Desde su llegada a Los Pinos, Felipe Calderón emprendió lo que llamó una “guerra contra la delincuencia organizada”, y movilizó a todas las corporaciones de seguridad
pública y al Ejército. Los propósitos declarados eran erradicar a los cárteles del narcotráfico y al crimen organizado. Pero los objetivos reales eran muy distintos:
dar legitimidad a una presidencia surgida de un fraude electoral, presentar a Calderón como un hombre fuerte y protector de la ciudadanía, así como foguear a soldados y policías para posibles misiones de represión masiva, y habituar a la población a la presencia de militares en las calles, cuyo despliegue fue cubierto de manera espectacular por la televisión y los medios informativos.
Pronto se hizo evidente que las fuerzas de seguridad pública no estaban preparadas para semejante tarea, sin un trabajo previo de inteligencia y con organismos policiales corrompidos e infiltrados por los grupos criminales.
La “guerra” se emprendió sin depurar las aduanas y puestos fronterizos, sin controles financieros que impidan el “lavado de dinero”, sin programas para sustituir cultivos de los campesinos involucrados en siembras ilícitas ni acciones
de educación y salud públicas orientadas a prevenir y curar las adicciones. Calderón poco respeta las leyes y descalifica las denuncias sobre las ilegalidades: uso indebido de las Fuerzas Armadas, atropello sistemático a las garantías constitucionales y ejecuciones extrajudiciales de cientos de personas a las que el gobierno presenta como “sicarios” o “criminales”, sin necesidad de probarlo ante los jueces.
La guerra de Calderón ha sido contraproducente en todos los aspectos: la inseguridad y la violencia se multiplicaron y se extendieron a todo el país; los delitos no han dejado de crecer y las organizaciones criminales exhiben un poder de fuego y capacidad organizativa, económica y logística sin precedentes.
Lejos de ganar legitimidad y autoridad, Calderón enfrenta hoy el repudio popular por su irresponsabilidad e ineptitud; las instituciones públicas están más desgastadas que nunca, y muchas regiones son tierra sin ley, en donde la población está atrapada entre asesinatos, levantones y secuestros perpetrados por grupos delictivos, y las atrocidades cometidas por policías y militares.
Diversas voces de la sociedad han exigido que las Fuerzas Armadas regresen a sus cuarteles, pero Calderón se ha empecinado.
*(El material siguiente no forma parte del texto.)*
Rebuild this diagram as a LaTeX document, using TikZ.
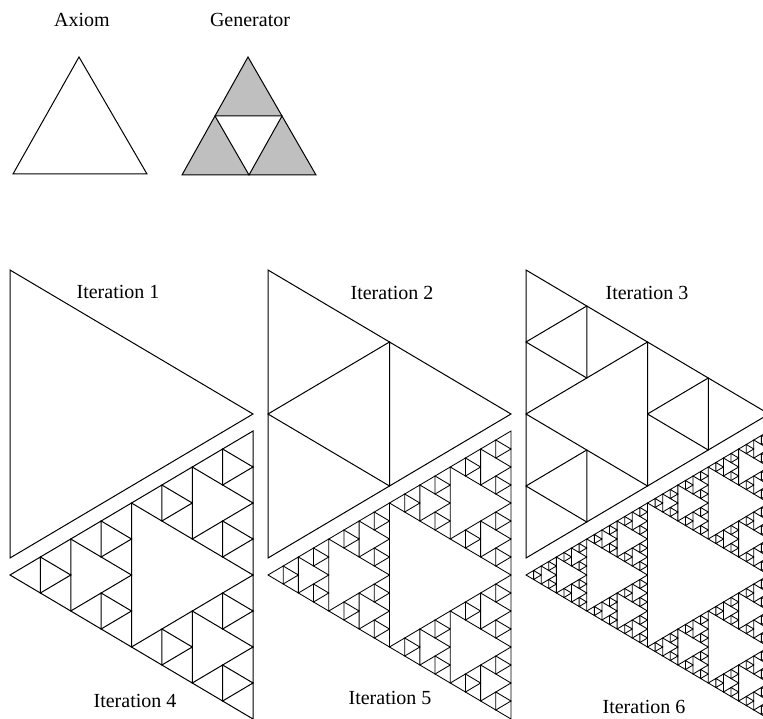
\documentclass[tikz,border=0pt]{standalone}
\usepackage{fontspec}
\setmainfont{Liberation Serif}
\usetikzlibrary{positioning}

% recursive subdivision: level, then three corners (x,y)
\newcommand\sierptri[7]{%
  \ifnum#1=0\relax
    \draw[fracline] (#2,#3) -- (#4,#5) -- (#6,#7) -- cycle;
  \else
    \begingroup
    \pgfmathtruncatemacro\lvl{#1-1}%
    \pgfmathsetmacro\mxab{(#2+#4)/2}\pgfmathsetmacro\myab{(#3+#5)/2}%
    \pgfmathsetmacro\mxbc{(#4+#6)/2}\pgfmathsetmacro\mybc{(#5+#7)/2}%
    \pgfmathsetmacro\mxca{(#6+#2)/2}\pgfmathsetmacro\myca{(#7+#3)/2}%
    \edef\dosub{%
      \noexpand\sierptri{\lvl}{#2}{#3}{\mxab}{\myab}{\mxca}{\myca}%
      \noexpand\sierptri{\lvl}{\mxab}{\myab}{#4}{#5}{\mxbc}{\mybc}%
      \noexpand\sierptri{\lvl}{\mxca}{\myca}{\mxbc}{\mybc}{#6}{#7}}%
    \dosub
    \endgroup
  \fi}

\begin{document}
\begin{tikzpicture}[
  x=1pt, y=-1pt,
  fracline/.style={draw=black, line width=1pt, line join=miter},
  outline/.style={draw=black, line width=1pt},
  shaded/.style={draw=black, line width=1pt, fill=gray!50},
  lbl/.style={font=\fontsize{20}{22}\selectfont, inner sep=0pt}
]
\useasboundingbox (0,0) rectangle (763,719);
\clip (0,0) rectangle (763,719);

% Axiom and Generator
\node[lbl] (axiom) at (82,20) {Axiom};
\node[lbl] (generator) at (250,20) {Generator};
\draw[outline] (79,57) -- (147,174) -- (13,174) -- cycle;
\draw[shaded] (248,57) -- (282,116) -- (215,116) -- cycle;
\draw[shaded] (215,116) -- (249,175) -- (182,175) -- cycle;
\draw[shaded] (282,116) -- (316,175) -- (249,175) -- cycle;

% Iterations 1-3 (upper row, apex to the right)
\sierptri{0}{10}{270}{10}{558}{253}{414}
\sierptri{1}{268}{270}{268}{558}{511}{414}
\sierptri{2}{526}{270}{526}{558}{769}{414}

% Iterations 4-6 (lower row, apex to the left)
\sierptri{3}{10}{575}{253}{431}{253}{719}
\begin{scope}[fracline/.append style={line width=0.85pt}]
\sierptri{4}{268}{575}{511}{431}{511}{719}
\sierptri{5}{526}{575}{769}{431}{769}{719}
\end{scope}

% Labels
\node[lbl] (it1) at (118,292) {Iteration 1};
\node[lbl] (it2) at (392,293) {Iteration 2};
\node[lbl] (it3) at (647,293) {Iteration 3};
\node[lbl] (it4) at (135,701) {Iteration 4};
\node[lbl] (it5) at (390,698) {Iteration 5};
\node[lbl] (it6) at (644,707) {Iteration 6};
\end{tikzpicture}
\end{document}
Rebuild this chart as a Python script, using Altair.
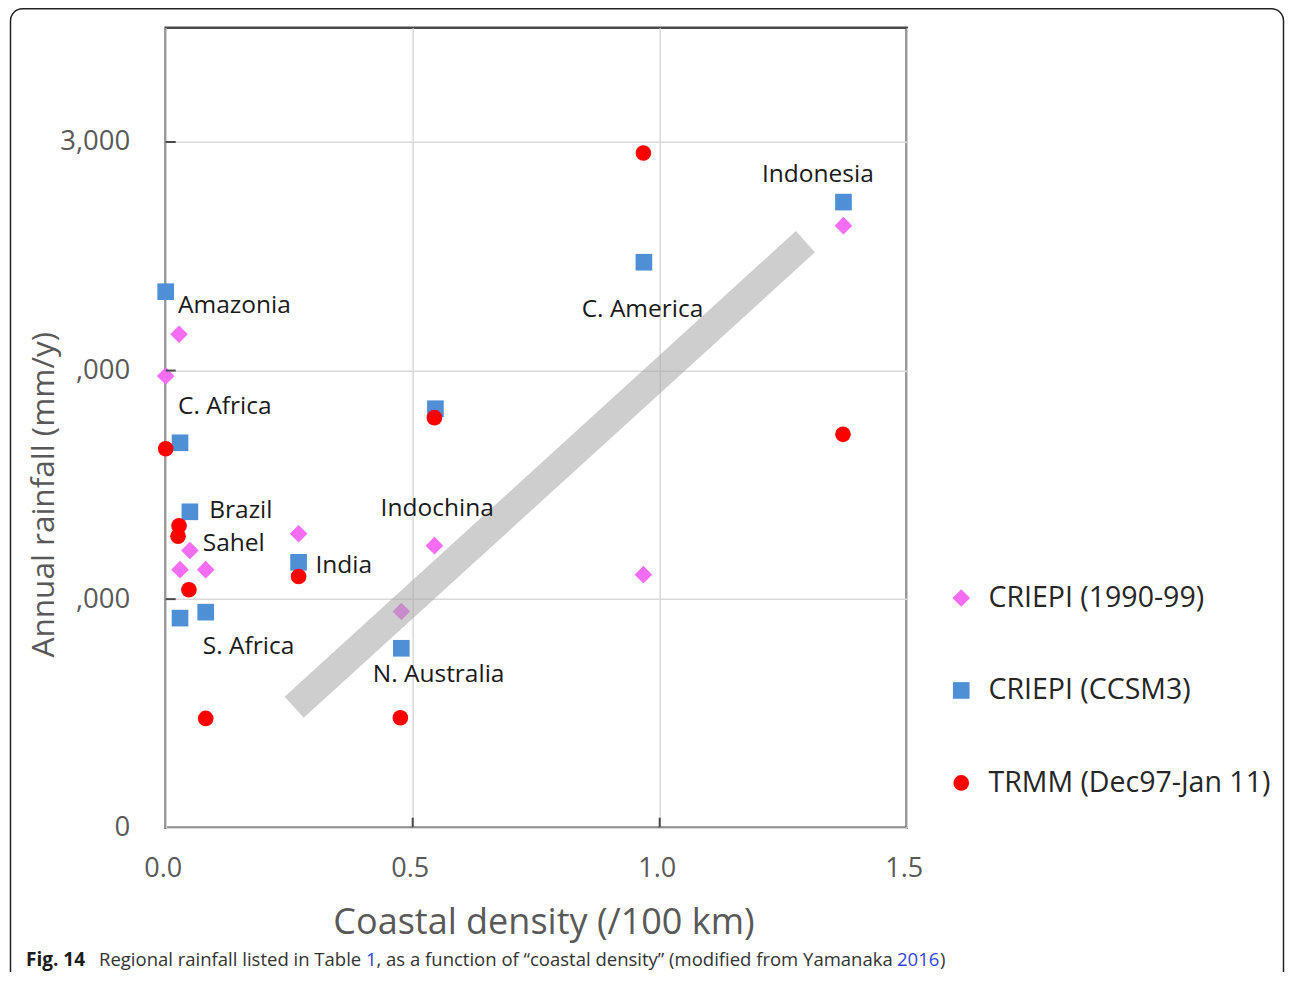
import altair as alt
import pandas as pd

# ---------------- data ----------------
series = ["CRIEPI (1990-99)", "CRIEPI (CCSM3)", "TRMM (Dec97-Jan 11)"]
series_colors = ["#f56cf5", "#4f8fd6", "#ff0000"]
series_shapes = ["diamond", "square", "circle"]
series_sizes = [310, 245, 324]

criepi_9099_x = [0.027, 0.0, 0.049, 0.029, 0.081, 0.269, 0.544, 0.477, 0.967, 1.372]
criepi_9099_y = [2159, 1976, 1213, 1129, 1129, 1286, 1234, 946, 1107, 2634]

criepi_ccsm3_x = [0.0, 0.029, 0.049, 0.269, 0.029, 0.081, 0.546, 0.477, 0.968, 1.372]
criepi_ccsm3_y = [2345, 1684, 1382, 1161, 917, 943, 1833, 785, 2474, 2737]

trmm_x = [0.0, 0.027, 0.025, 0.047, 0.081, 0.269, 0.475, 0.544, 0.967, 1.371]
trmm_y = [1658, 1321, 1275, 1041, 478, 1099, 481, 1794, 2952, 1721]

region_labels = ["Amazonia", "C. Africa", "Brazil", "Sahel", "India", "S. Africa",
                 "Indochina", "N. Australia", "C. America", "Indonesia"]
label_x = [0.025, 0.025, 0.088, 0.075, 0.303, 0.075, 0.435, 0.419, 0.842, 1.207]
label_y = [2282, 1839, 1386, 1240, 1146, 791, 1393, 668, 2265, 2856]

trend_x = [0.260, 1.295]
trend_y = [527, 2564]

x_tick_values = [0.0, 0.5, 1.0, 1.5]
y_tick_values = [0, 1000, 2000, 3000]
y_tick_labels = ["0", ",000", ",000", "3,000"]

caption_parts = ["Fig. 14", "Regional rainfall listed in Table ", "1",
                 ", as a function of \u201ccoastal density\u201d (modified from Yamanaka ",
                 "2016", ")"]

# ---------------- build tables ----------------
rows = []
for s, xs, ys in zip(series, [criepi_9099_x, criepi_ccsm3_x, trmm_x],
                     [criepi_9099_y, criepi_ccsm3_y, trmm_y]):
    for xv, yv in zip(xs, ys):
        rows.append({"series": s, "density": xv, "rain": yv})
df = pd.DataFrame(rows)
labels_df = pd.DataFrame({"label": region_labels, "density": label_x, "rain": label_y})
trend_df = pd.DataFrame({"density": trend_x, "rain": trend_y})

# ---------------- layout ----------------
OX, OY = 165.7, 27.7          # plot origin on the page
W, H = 741.0, 800.0           # plot area
SVG_W, SVG_H = 1277, 964      # whole chart, fits the window
FONT = "Open Sans"
GRAY = "#595959"

xscale = alt.Scale(domain=[0, 1.5], nice=False, zero=False)
yscale = alt.Scale(domain=[0, 3500], nice=False)

expr = "''"
for v, t in zip(y_tick_values, y_tick_labels):
    expr = f"datum.value == {v} ? '{t}' : ({expr})"

xaxis = alt.Axis(values=x_tick_values, format=".1f", grid=True, gridColor="#d9d9d9",
                 gridWidth=1.5, domain=False, ticks=False, labelFontSize=27,
                 labelColor=GRAY, labelFont=FONT, labelPadding=28, labelOffset=-3,
                 labelFlush=False, labelOverlap=False,
                 title="Coastal density (/100 km)", titleFontSize=36, titleColor=GRAY,
                 titleFont=FONT, titleFontWeight="normal", titleX=377.8, titleY=94.5,
                 titleBaseline="middle", titleAlign="center")
yaxis = alt.Axis(values=y_tick_values, labelExpr=expr, grid=True, gridColor="#d9d9d9",
                 gridWidth=1.5, domain=False, ticks=False, labelFontSize=27.5,
                 labelColor=GRAY, labelFont=FONT, labelPadding=36, labelFlush=False,
                 labelOverlap=False,
                 title="Annual rainfall (mm/y)", titleFontSize=31.5, titleColor=GRAY,
                 titleFont=FONT, titleFontWeight="normal", titleAngle=270,
                 titleX=-121.2, titleY=466.5, titleBaseline="middle", titleAlign="center")

X = alt.X("density:Q", scale=xscale, axis=xaxis)
Y = alt.Y("rain:Q", scale=yscale, axis=yaxis)

leg = alt.Legend(title=None, orient="none", legendX=781.3, legendY=556, padding=0,
                 labelFontSize=28.5, labelFont=FONT, labelColor="#262626", rowPadding=63.5,
                 labelOffset=13, symbolStrokeWidth=0, labelLimit=500, symbolOpacity=1)

points = alt.Chart(df).mark_point(filled=True, opacity=1, strokeWidth=0).encode(
    x=X, y=Y,
    color=alt.Color("series:N", scale=alt.Scale(domain=series, range=series_colors), legend=leg),
    shape=alt.Shape("series:N", scale=alt.Scale(domain=series, range=series_shapes), legend=leg),
    size=alt.Size("series:N", scale=alt.Scale(domain=series, range=series_sizes), legend=leg),
)

band = alt.Chart(trend_df).mark_line(strokeWidth=28.5, strokeCap="butt", color="#a6a6a6",
                                     opacity=0.55).encode(x=X, y=Y)

labels = alt.Chart(labels_df).mark_text(align="left", baseline="middle", font=FONT,
                                        fontSize=24.5, color="#1a1a1a").encode(
    x=X, y=Y, text="label:N")

ytick_df = pd.DataFrame({"rain": y_tick_values[1:]})
xtick_df = pd.DataFrame({"density": x_tick_values[1:3]})
yticks = alt.Chart(ytick_df).mark_rule(color="#4a4a4a", strokeWidth=2).encode(
    y=Y, x=alt.value(0), x2=alt.value(10))
xticks = alt.Chart(xtick_df).mark_rule(color="#4a4a4a", strokeWidth=2).encode(
    x=X, y=alt.value(H), y2=alt.value(H - 10))

# caption (annotation text below the plot, positioned relative to plot origin)
cap_x = [26, 99, 366, 376.5, 897, 940]
cap_size = [19, 18.5, 18.5, 18.5, 18.5, 18.5]
cap_color = ["#1a1a1a", "#333333", "#3344dd", "#333333", "#3344dd", "#333333"]
cap_weight = ["bold", "normal", "normal", "normal", "normal", "normal"]
CAP_BASE = 966
caption_layers = []
for t, cx, cs, cc, cw in zip(caption_parts, cap_x, cap_size, cap_color, cap_weight):
    caption_layers.append(
        alt.Chart(pd.DataFrame({"t": [t]})).mark_text(
            align="left", baseline="alphabetic", font=FONT, fontSize=cs,
            fontWeight=cw, color=cc).encode(
            text="t:N", x=alt.value(cx - OX), y=alt.value(CAP_BASE - OY)))

frame = alt.Chart(pd.DataFrame({"f": [0]})).mark_rect(
    fill="transparent", stroke="#222222", strokeWidth=1.5, cornerRadius=12).encode(
    x=alt.value(10.5 - OX), x2=alt.value(1283.5 - OX),
    y=alt.value(8.75 - OY), y2=alt.value(1100))

chart = alt.layer(points, band, labels, yticks, xticks, frame, *caption_layers).properties(
    width=W, height=H,
    autosize=alt.AutoSizeParams(type="none"),
    padding={"left": OX - 8, "top": OY - 8, "right": SVG_W - (OX - 8) - W,
             "bottom": SVG_H - (OY - 8) - H},
    background="white",
).configure_view(stroke="#4a4a4a", strokeWidth=2.5)

chart.save("out.html", embed_options={"renderer": "svg", "actions": False})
Sin embargo, en abril de este año, tras múltiples denuncias por asesinatos de inocentes a manos de soldados en Ciudad Juárez, Tamaulipas y Nuevo León, el gobierno anunció una nueva etapa, en la que los militares transferirán, paulatinamente, el combate al crimen organizado a las autoridades civiles. No obstante, el secretario de la Defensa Nacional precisó que el Ejército permanecerá 10 años más en las calles y demandó legalizar su
participación en tareas de seguridad pública.
Tal vez, el anuncio de regresar los soldados a sus cuarteles se debió, en parte, a una presión estadunidense; o a los mandos castrenses alarmados por el desgaste de las Fuerzas Armadas entre la población; o quizá sea sólo un anuncio mediático. Pero lo que no puede ignorarse es la exigencia popular de sacar a los soldados de las calles (muy intensa en Ciudad Juárez). En este sentido, el más reciente giro de esta guerra estúpida, es una victoria de la sociedad organizada.

Los poderosos de México y sus socios en el mundo, pretenden acabar con los avances
sociales, políticos, culturales y económicos de nuestro país, logrados desde la lucha de Independencia y la revolución mexicana.
El gobierno de Calderón, apoyado por el PRI y por el PAN, pretende desmantelar el Estado mexicano y destruir las instituciones que aun quedan en pie, así como los derechos conquistados por las generaciones que nos antecedieron. Todo lo cual les permitirá vender al extranjero los recursos naturales (agua, petróleo, minerales), el territorio y la riqueza nacional.
Con esa mentalidad colonizada, se proponen diversas reformas promovidas por organismos internacionales (la laboral, la fiscal, de medios, de seguridad, la petrolera, etc.), pues les estorba la Constitución mexicana, les molesta la historia de lucha de nuestro pueblo y sus conquistas.
La clase política actual es apátrida y ha puesto a México a la venta, pretendiendo quedarse con las migajas. Como nación estamos llegando al límite, enfrentamos una desintegración y una descomposición sin precedentes. Mientras la televisión distrae a los mexicanos con escándalos y notas rojas, se oculta el saqueo desatado en todo el territorio nacional. La situación es tal, que si queremos sobrevivir como país, debemos recuperar la soberanía nacional y la soberanía popular para llevar a cabo una transformación profunda desde abajo y entre todos. No hay de otra.